If you successfully run the above code then you will get a combined bilateral unweighted producer’s price index using the Jevons method. The final index will look like as follows,

We will also use another price index calculation method named “Lowe” so that you can identify the difference in index values when we use different methods.
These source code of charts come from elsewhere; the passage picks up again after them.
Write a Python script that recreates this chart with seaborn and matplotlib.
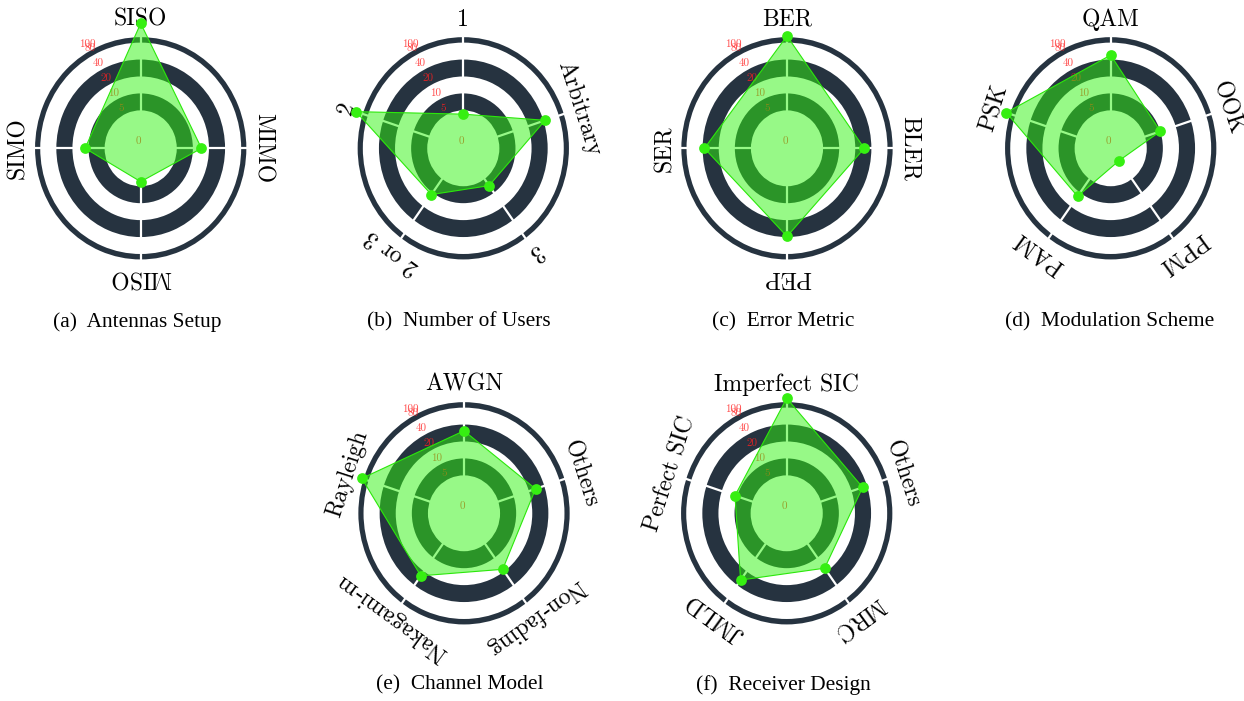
import numpy as np
import matplotlib.pyplot as plt
from matplotlib.ticker import NullLocator
import seaborn as sns

sns.set_theme(style="white")
plt.rcParams['font.family'] = ['cmr10', 'DejaVu Serif']
plt.rcParams['mathtext.fontset'] = 'cm'
plt.rcParams['axes.formatter.use_mathtext'] = True
plt.rcParams['text.color'] = 'black'

# ---- data (number of works per category)
antennas_labels = ["SISO", "MIMO", "MISO", "SIMO"]
antennas_counts = [176, 14.5, 4.4, 11.6]

users_labels = ["1", "Arbitrary", "3", "2 or 3", "2"]
users_counts = [4.5, 43, 7, 11, 136]

error_labels = ["BER", "BLER", "PEP", "SER"]
error_counts = [105, 29.5, 39, 37]

modulation_labels = ["QAM", "OOK", "PPM", "PAM", "PSK"]
modulation_counts = [48, 10, 2, 12, 120]

channel_labels = ["AWGN", "Others", "Non-fading", "Nakagami-m", "Rayleigh"]
channel_counts = [31, 27, 18, 25, 108]

receiver_labels = ["Imperfect SIC", "Others", "MRC", "JMLD", "Perfect SIC"]
receiver_counts = [117, 33, 17, 31, 11]

captions = ["(a)  Antennas Setup", "(b)  Number of Users", "(c)  Error Metric",
            "(d)  Modulation Scheme", "(e)  Channel Model", "(f)  Receiver Design"]

r_ticks = [0, 5, 10, 20, 40, 80, 100]
dark_bands = [(5, 10), (20, 40), (80, 100)]
RMAX = 205

# ---- style
DARK = "#263340"
FILL = "#31f511"
EDGE = "#2be80a"
DOT = "#36ef12"
TICK_RED = (1, 0.12, 0.12, 0.8)

W, H = 1244, 701
fig = plt.figure(figsize=(W / 100, H / 100), dpi=100)

# pixel size of one symlog unit and the slight vertical stretch of the original
K = 3.22
STRETCH = 1.052
OUT_MAX = 5 * (2.24 + np.log2(RMAX / 5))
half_w = K * OUT_MAX
half_h = half_w * STRETCH
RLABEL_ANGLE = np.radians(-29)


def radar(cx, cy, labels, counts, caption, capx, capy):
    ax = fig.add_axes([(cx - half_w) / W, 1 - (cy + half_h) / H,
                       2 * half_w / W, 2 * half_h / H], projection="polar")
    ax.set_aspect("auto")
    ax.set_theta_zero_location("N")
    ax.set_theta_direction(-1)
    ax.set_rscale("symlog", base=2, linthresh=5, linscale=1.12)
    ax.set_ylim(0, RMAX)
    ax.set_facecolor("white")
    ax.spines["polar"].set_visible(False)
    ax.set_axisbelow("line")

    # alternating rings
    for lo, hi in dark_bands:
        ax.bar(0, hi - lo, width=2 * np.pi, bottom=lo, align="edge",
               color=DARK, linewidth=0, zorder=1)

    angles = np.linspace(0, 2 * np.pi, len(labels), endpoint=False)
    ax.set_xticks(angles)
    ax.set_xticklabels([])
    ax.xaxis.grid(True, color="white", linewidth=1.6)
    ax.yaxis.grid(False)
    ax.set_yticks(r_ticks)
    ax.yaxis.set_minor_locator(NullLocator())
    ax.set_yticklabels([])

    # radial tick labels, sitting just above each ring edge
    for t in r_ticks:
        ax.annotate(str(t), xy=(RLABEL_ANGLE, t), xytext=(-1.5, 5.2),
                    textcoords="offset points", ha="center", va="center",
                    fontsize=8, color=TICK_RED, zorder=2, annotation_clip=False)

    th = np.append(angles, angles[0])
    vals = np.append(counts, counts[0])
    ax.fill(th, vals, color=FILL, alpha=0.5, zorder=3, linewidth=0)
    ax.plot(th, vals, color=EDGE, linewidth=0.8, zorder=3.5, clip_on=False)
    sns.scatterplot(x=angles, y=counts, ax=ax, color=DOT, s=60,
                    linewidth=0, zorder=4, clip_on=False)

    for a, lab in zip(angles, labels):
        ax.text(a, RMAX, lab, rotation=-np.degrees(a), rotation_mode="anchor",
                ha="center", va="center", fontsize=17, color="black",
                clip_on=False)

    fig.text(capx / W, 1 - capy / H, caption, ha="center", va="center",
             fontsize=15.4, family="Liberation Serif", color="black")


radar(140.7, 148.3, antennas_labels, antennas_counts, captions[0], 137, 322)
radar(463.3, 148.3, users_labels, users_counts, captions[1], 459, 322)
radar(787.0, 148.3, error_labels, error_counts, captions[2], 783, 322)
radar(1110.7, 148.3, modulation_labels, modulation_counts, captions[3], 1110, 322)
radar(464.0, 513.3, channel_labels, channel_counts, captions[4], 460, 685)
radar(786.7, 513.3, receiver_labels, receiver_counts, captions[5], 783, 685)

fig.savefig("out.png", dpi=100, facecolor="white")
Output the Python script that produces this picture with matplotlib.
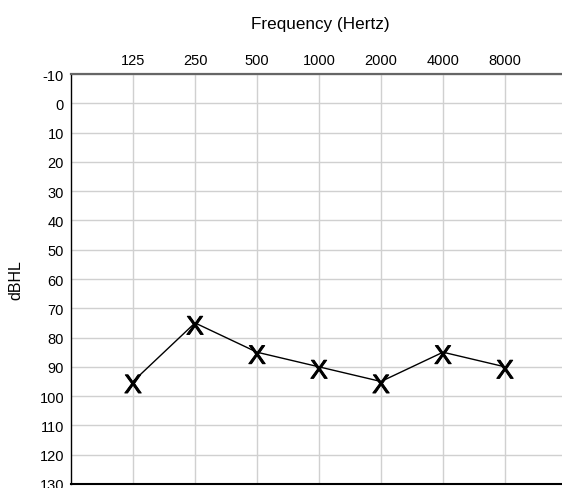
import matplotlib
matplotlib.use("Agg")
import matplotlib.pyplot as plt
import matplotlib.transforms as mtransforms
import matplotlib.patheffects as pe

plt.rcParams['font.family'] = ['Liberation Sans', 'DejaVu Sans']

frequencies = ["125", "250", "500", "1000", "2000", "4000", "8000"]
thresholds = [95, 75, 85, 90, 95, 85, 90]
db_ticks = list(range(-10, 131, 10))

fig = plt.figure(figsize=(5.62, 4.89), dpi=100)
ax = fig.add_axes([71 / 562, 4 / 489, 496 / 562, 410 / 489])

positions = list(range(1, len(frequencies) + 1))

ax.set_xlim(0, len(frequencies) + 1)
ax.set_ylim(130, -10)

ax.set_xticks(positions)
ax.set_xticklabels(frequencies, fontsize=10.5)
ax.set_yticks(db_ticks)
ax.set_yticklabels([str(v) for v in db_ticks], fontsize=10.5)
ax.xaxis.tick_top()
ax.tick_params(axis='x', length=0, pad=5)
ax.tick_params(axis='y', length=0, pad=5)

ax.grid(True, color='#d0d0d0', linewidth=1.0)
ax.set_axisbelow(True)

ax.spines['top'].set_color('#666666')
ax.spines['top'].set_linewidth(1.6)
ax.spines['left'].set_color('black')
ax.spines['left'].set_linewidth(1.0)
ax.spines['bottom'].set_color('black')
ax.spines['bottom'].set_linewidth(1.5)
ax.spines['right'].set_visible(False)

ax.plot(positions, thresholds, color='black', linewidth=1.0, zorder=3)

# "X" symbols sit with their glyph centre a touch below each threshold point
shift = mtransforms.ScaledTranslation(0, -0.115, fig.dpi_scale_trans)
for x, y in zip(positions, thresholds):
    ax.text(x, y, "X", fontsize=19, ha='center', va='baseline',
            color='black', zorder=4,
            transform=ax.transData + shift,
            path_effects=[pe.withStroke(linewidth=0.7, foreground='black')])

ax.set_ylabel("dBHL", fontsize=11.5)
ax.yaxis.set_label_coords(-48 / 496, 0.5)

fig.text(320 / 562, 1 - 25 / 489, "Frequency (Hertz)", fontsize=12.3,
         ha='center', va='center')

fig.savefig("out.png", dpi=100)
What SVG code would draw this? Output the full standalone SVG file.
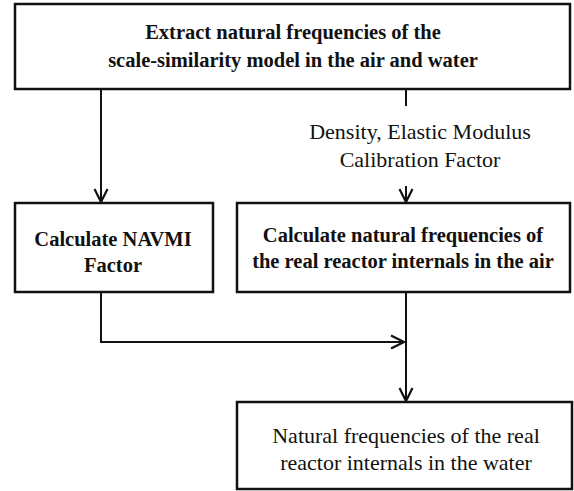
<svg xmlns="http://www.w3.org/2000/svg" width="574" height="491" viewBox="0 0 574 491">
<style>
.box{fill:#fff;stroke:#111;stroke-width:2.5}
.ln{fill:none;stroke:#111;stroke-width:2}
.tb{font-family:"Liberation Serif","Times New Roman",serif;font-weight:bold;font-size:20.5px;fill:#111;text-anchor:middle}
.tr{font-family:"Liberation Serif","Times New Roman",serif;font-size:22px;fill:#111;text-anchor:middle}
</style>
<defs>
<marker id="ah" viewBox="0 0 16 16" refX="14" refY="8" markerWidth="16" markerHeight="16" markerUnits="userSpaceOnUse" orient="auto">
<path d="M1,1.5 L14,8 L1,14.5" fill="none" stroke="#111" stroke-width="2.2"/>
</marker>
</defs>
<rect width="574" height="491" fill="#fff"/>
<g id="connectors">
<line class="ln" x1="101" y1="89" x2="101" y2="202" marker-end="url(#ah)"/>
<line class="ln" x1="406" y1="89" x2="406" y2="106"/>
<line class="ln" x1="406" y1="186" x2="406" y2="202" marker-end="url(#ah)"/>
<polyline class="ln" points="101,292 101,342 404,342" marker-end="url(#ah)"/>
<line class="ln" x1="406" y1="292" x2="406" y2="401" marker-end="url(#ah)"/>
<g id="label">
<text class="tr" x="420" y="139">Density, Elastic Modulus</text>
<text class="tr" x="420" y="167">Calibration Factor</text>
</g>
</g>
<g id="extract">
<rect class="box" x="15" y="4" width="555" height="85"/>
<text class="tb" x="293" y="39">Extract natural frequencies of the</text>
<text class="tb" x="293" y="67">scale-similarity model in the air and water</text>
</g>
<g id="navmi">
<rect class="box" x="15" y="203" width="198" height="89"/>
<text class="tb" x="113" y="246">Calculate NAVMI</text>
<text class="tb" x="113" y="272">Factor</text>
</g>
<g id="air">
<rect class="box" x="237" y="203" width="333" height="89"/>
<text class="tb" x="403" y="242">Calculate natural frequencies of</text>
<text class="tb" x="403" y="268">the real reactor internals in the air</text>
</g>
<g id="water">
<rect class="box" x="237" y="402" width="335" height="87"/>
<text class="tr" x="406" y="443">Natural frequencies of the real</text>
<text class="tr" x="406" y="470">reactor internals in the water</text>
</g>
</svg>
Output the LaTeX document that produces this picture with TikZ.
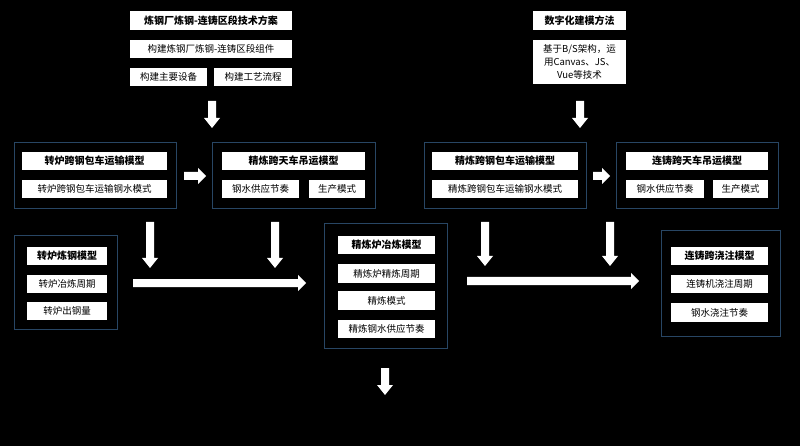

By writing and running the following R code, you can easily calculate a “Lowe_Price_index”.

############ Index Calculation using lowe method #########

Lowe <-data.frame(lowe(Procucers_production_cost, start=”2007-10″, end=”2022-10″, base=”2007-02″, interval=TRUE))

colnames(Lowe)[1] = “bilateral unweighted price index (Lowe)”

Date_1 <- data.frame(date[-c(1,2,3,4,5,6,7,8,9),])

colnames(Date_1)[1] = “time”

Lowe_Price_index <- cbind(Date_1,Lowe)

head(Lowe_Price_index)

In this second part of the tutorial, we have discussed the Producers price index calculation wing R programming language in the most easiest way so that you can easily understand the entire process and implement the techniques to calculate Producer or consumer price index using any raw data. We have made this tutorial to provide you a clear understanding about the price index calculation and in upcoming days you will find more R programming tutorial like this which will help you to master your data analytics skills and implement them in your professional life.